In 2011, three astrophysicists – Saul Perlmutter from the University of California, Berkeley; Adam Riess from Johns Hopkins University; Brian Schmidt from the Australian National University – were awarded the Nobel Prize in Physics for their discovery that the Universe was expanding at an accelerating rate. The discovery led to widespread acceptance of the idea that our universe is dominated by a mysterious force called dark energy, which altered the standard model of cosmology. Physicists are now questioning this conclusion, backed up with astronomical observations.
During the 1990s, these scientists were part of competing teams measuring distant Type 1A supernovae – explosions of a white dwarf. While a typical white dwarf is only slightly larger than Earth, it will have approximately the same mass as the Sun. Because each Type 1a supernova explodes with roughly the same brightness, the amount of light the supernova gives off can be used as an indication of its distance from Earth – and the shift in its spectrum can be used to determine how fast the white dwarf was moving.
When Perlmutter, Riess, and Schmidt measured all the data for known Type 1a supernovae, recorded by the Hubble space telescope and a number of large ground-based telescopes, they claimed that expansion of the universe was not slowing down, but was accelerating.
By comparing the brightness of distant supernovae with the brightness of nearby supernovae, the scientists discovered that the distant supernovae were about 25 percent too faint. They appeared farther than expected, and the researchers concluded that the Universe was accelerating. The find was backed up by data collected on clustering galaxies and the cosmic microwave background radiation – supposedly the faint afterglow of the Big Bang.
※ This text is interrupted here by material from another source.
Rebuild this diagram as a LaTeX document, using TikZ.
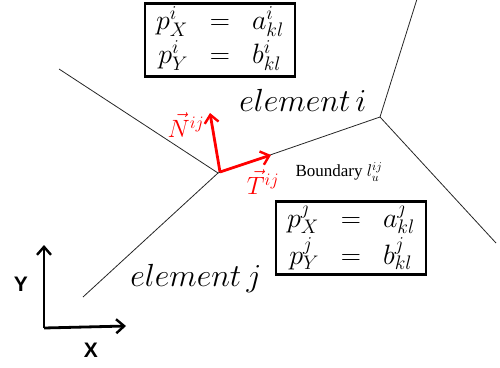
\RequirePackage{fix-cm}
\documentclass[tikz,border=0pt]{standalone}
\usepackage{fontspec}
\newfontfamily\axfont{Liberation Sans}
\newfontfamily\bdfont{Liberation Serif}
\usetikzlibrary{arrows.meta}
\begin{document}
\begin{tikzpicture}[x=1pt,y=-1pt,
  edge/.style={line width=0.8pt,black!85},
  eqbox/.style={draw,line width=2.8pt,inner sep=0pt,minimum width=150pt,minimum height=73pt,font=\fontsize{28}{34}\selectfont},
  redarrow/.style={red,line width=2.8pt,-{Straight Barb[length=8pt,width=14pt,line width=2.4pt]}},
  axarrow/.style={black,line width=2.8pt,-{Straight Barb[length=8pt,width=14pt,line width=2.4pt]}},
  elabel/.style={font=\fontsize{32}{36}\selectfont},
  axlabel/.style={font=\axfont\bfseries\fontsize{21}{24}\selectfont}]
\useasboundingbox (0,0) rectangle (500,367);
% vertices and free ends
\coordinate (A) at (218,173);
\coordinate (B) at (380,117);
\coordinate (ul) at (59,69);
\coordinate (ll) at (83,297);
\coordinate (up) at (417,-1);
\coordinate (lr) at (496,243);
\draw[edge] (ul) -- (A) -- (B) -- (up);
\draw[edge] (ll) -- (A);
\draw[edge] (B) -- (lr);
% boxes
\node[eqbox] (boxi) at (220,40) {$\arraycolsep=11pt\begin{array}{@{}rcl@{}}p^i_X & = & a^i_{kl}\\ p^i_Y & = & b^i_{kl}\end{array}$};
\node[eqbox] (boxj) at (351,238) {$\arraycolsep=11pt\begin{array}{@{}rcl@{}}p^j_X & = & a^j_{kl}\\ p^j_Y & = & b^j_{kl}\end{array}$};
% element labels
\node[elabel] (ei) at (303,100) {$element\,i$};
\node[elabel] (ej) at (196,278) {$element\,j$};
% red vectors
\coordinate (O) at (220,172);
\coordinate (Tend) at (271,155);
\coordinate (Nend) at (210,113);
\draw[redarrow] (O) -- (Tend);
\draw[redarrow] (O) -- (Nend);
\node[red,font=\fontsize{25}{28}\selectfont] (Nl) at (186,125) {$\vec N^{ij}$};
\node[red,font=\fontsize{25}{28}\selectfont] (Tl) at (263,182) {$\vec T^{ij}$};
\node[font=\bdfont\fontsize{17}{20}\selectfont] (bd) at (339,172) {Boundary $l^{ij}_u$};
% axes
\coordinate (O2) at (44,328);
\coordinate (Xe) at (126,326);
\coordinate (Ye) at (44,245);
\draw[axarrow] (O2) -- (Xe);
\draw[axarrow] (O2) -- (Ye);
\node[axlabel] (Yl) at (21,284) {Y};
\node[axlabel] (Xl) at (91,350) {X};
\end{tikzpicture}
\end{document}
Early in 2016, NASA and ESA scientists found that the universe could be expanding around 8 percent faster than originally thought.
The discovery created a sensation among cosmologists and astrophysicists, and presented a seemingly insoluble problem – how to explain this acceleration. If gravity generated by all matter in the universe by the Big Bang has been slowing everything down, how can it be accelerating? Cosmologists theorized that ‘something’ pervading the universe must be causing negative pressure on the universe, causing acceleration in its expansion. They called it ‘dark energy’, which created another problem. What is dark energy, and how was it originally created?
However, the Oxford team led by Professor Subir Sarkar, a fellow at the Neils Bohr Institute, is challenging the acceleration of the universe’s expansion, using a much larger database of Type 1a supernovae observations to back them up. By applying a different analytical model to the identified 740 Type Ia supernovae, the team claims that the statistical techniques used by the original team were too simplistic, and were based on a model devised in the 1930s, which could not reliability be applied to the observable supernovae events.
Instead of finding evidence to support the accelerated expansion of the universe, maintain that the universe is expanding at a constant rate. A more sophisticated theoretical framework accounting for the observation that the Universe is not exactly homogeneous, and that the distribution of matter may not behave like an ideal gas – two key assumptions of standard cosmology – may account for all observations without the requirement for dark energy.
Revised cosmological models may be able to account for what has been observed without resorting to the mysterious dark energy, which, Sarkar says, “is something of which we have absolutely no understanding in fundamental theory.”
The finding may go against the grain of many other studies, including a recent project that suggested the universe is expanding faster than previously thought, but the team hopes the research will help others question assumptions and lead to the development of more airtight models.
“Hopefully this will motivate better analyses of cosmological data, as well as inspiring theorists to investigate more nuanced cosmological models,” says Sarkar. “Significant progress will be made when the European Extremely Large Telescope makes observations with an ultrasensitive ‘laser comb’ to directly measure over a 10 to 15-year period whether the expansion rate is indeed accelerating.”
Delving more deeply into the theory, correcting Newton’s formula for gravity may make the whole problem go away. According to Xiaochun Mei and Ping Yu at the Institute of Innovative Physics in Fuzhou, Department of Physics, Fuzhou University, Fuzhou, China, by transforming the geodesic equation of the Schwarzschild solution of the Einstein’s equation of gravity field to the flat spacetime, a revised Newtonian formula of gravity is generated. The formula also describes the motion of an object with mass in a gravity field, such as the perihelion precession of Mercury. The spacetime singularity in Einstein’s theory of gravity becomes the original point r = 0 in the Newtonian formula of gravity. The singularity problem of gravity in curved spacetime is also eliminated. When the formula is used to describe the expansive universe, the revised Friedmann equation of cosmology is obtained, which accounts for the high red-shift of Ia supernovae. This eliminates the accelerated expansion of the universe and existence of dark energy. The problem of the universe’s actual age can also be solved. Using the revised formula, the theory of gravity returns to the traditional form of dynamic description and becomes normal. The revised equation can then form the foundation for a more rational theory of cosmology.
Given the growing volume of observable astronomical data, uncertainty in the application of Einstein and Newton’s equations, the hypothesis that the expansion of the universe is accelerating, accounted for by introduction of dark energy, leaves lots of room for energetic debate among astrophysicists and cosmologists.